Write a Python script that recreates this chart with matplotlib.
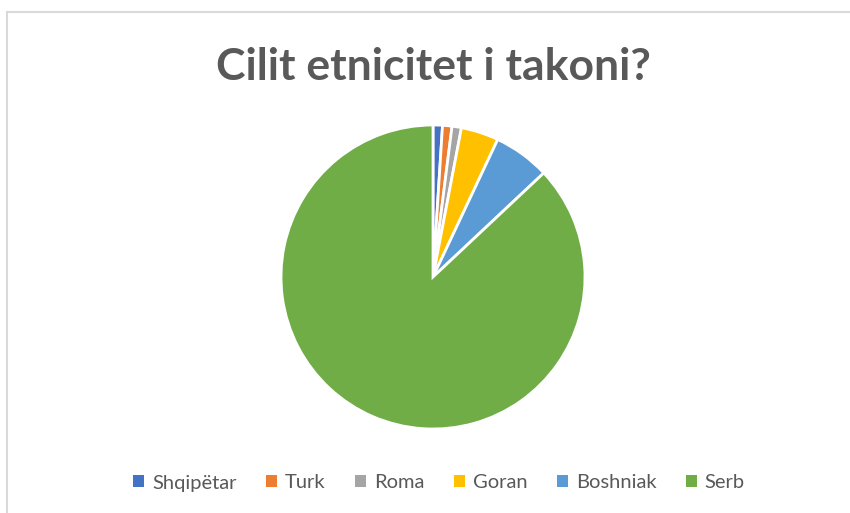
import matplotlib
matplotlib.use("Agg")
import matplotlib.pyplot as plt
from matplotlib.lines import Line2D
from matplotlib.patches import Patch

labels = ["Shqipëtar", "Turk", "Roma", "Goran", "Boshniak", "Serb"]
values = [1, 1, 1, 4, 6, 87]
colors = ["#4472C4", "#ED7D31", "#A5A5A5", "#FFC000", "#5B9BD5", "#70AD47"]

W, H = 850, 513
fig = plt.figure(figsize=(W / 100, H / 100), dpi=100)

# chart frame (only top and left edges visible in the crop)
fig.add_artist(Line2D([7 / W, 7 / W], [0, 1 - 12 / H], color="#D9D9D9", lw=1.5))
fig.add_artist(Line2D([7 / W, 1], [1 - 12 / H, 1 - 12 / H], color="#D9D9D9", lw=1.5))

fig.text(433 / W, 1 - 67 / H, "Cilit etnicitet i takoni?", ha="center", va="center",
         fontsize=32, fontweight="bold", color="#595959", family="Lato")

cx, cy, r = 433, 277, 152
ax = fig.add_axes([(cx - r) / W, (H - cy - r) / H, 2 * r / W, 2 * r / H])
ax.pie(values, colors=colors, startangle=90, counterclock=False,
       wedgeprops=dict(edgecolor="white", linewidth=2))
ax.set_xlim(-1.0, 1.0)
ax.set_ylim(-1.0, 1.0)
ax.set_aspect("equal")
ax.axis("off")

handles = [Patch(facecolor=c, edgecolor="none") for c in colors]
fig.legend(handles, labels, loc="center", bbox_to_anchor=(439 / W, 1 - 483 / H),
           ncol=6, frameon=False, handlelength=0.55, handleheight=0.55,
           handletextpad=0.4, columnspacing=1.45,
           prop=dict(family="Lato", size=14.5), labelcolor="#595959")

fig.savefig("out.png", dpi=100)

§

AIM OF THE EXERCISE: Copy out all of the data word for word. Do not carry over any picture.

SOLUTION:
Write a Python script that recreates this chart with matplotlib.
import matplotlib
matplotlib.use("Agg")
import matplotlib.pyplot as plt
from matplotlib.lines import Line2D
from matplotlib.patches import Patch

labels = ["Shqipëtar", "Turk", "Roma", "Goran", "Boshniak", "Serb"]
values = [1, 1, 1, 4, 6, 87]
colors = ["#4472C4", "#ED7D31", "#A5A5A5", "#FFC000", "#5B9BD5", "#70AD47"]

W, H = 850, 513
fig = plt.figure(figsize=(W / 100, H / 100), dpi=100)

# chart frame (only top and left edges visible in the crop)
fig.add_artist(Line2D([7 / W, 7 / W], [0, 1 - 12 / H], color="#D9D9D9", lw=1.5))
fig.add_artist(Line2D([7 / W, 1], [1 - 12 / H, 1 - 12 / H], color="#D9D9D9", lw=1.5))

fig.text(433 / W, 1 - 67 / H, "Cilit etnicitet i takoni?", ha="center", va="center",
         fontsize=32, fontweight="bold", color="#595959", family="Lato")

cx, cy, r = 433, 277, 152
ax = fig.add_axes([(cx - r) / W, (H - cy - r) / H, 2 * r / W, 2 * r / H])
ax.pie(values, colors=colors, startangle=90, counterclock=False,
       wedgeprops=dict(edgecolor="white", linewidth=2))
ax.set_xlim(-1.0, 1.0)
ax.set_ylim(-1.0, 1.0)
ax.set_aspect("equal")
ax.axis("off")

handles = [Patch(facecolor=c, edgecolor="none") for c in colors]
fig.legend(handles, labels, loc="center", bbox_to_anchor=(439 / W, 1 - 483 / H),
           ncol=6, frameon=False, handlelength=0.55, handleheight=0.55,
           handletextpad=0.4, columnspacing=1.45,
           prop=dict(family="Lato", size=14.5), labelcolor="#595959")

fig.savefig("out.png", dpi=100)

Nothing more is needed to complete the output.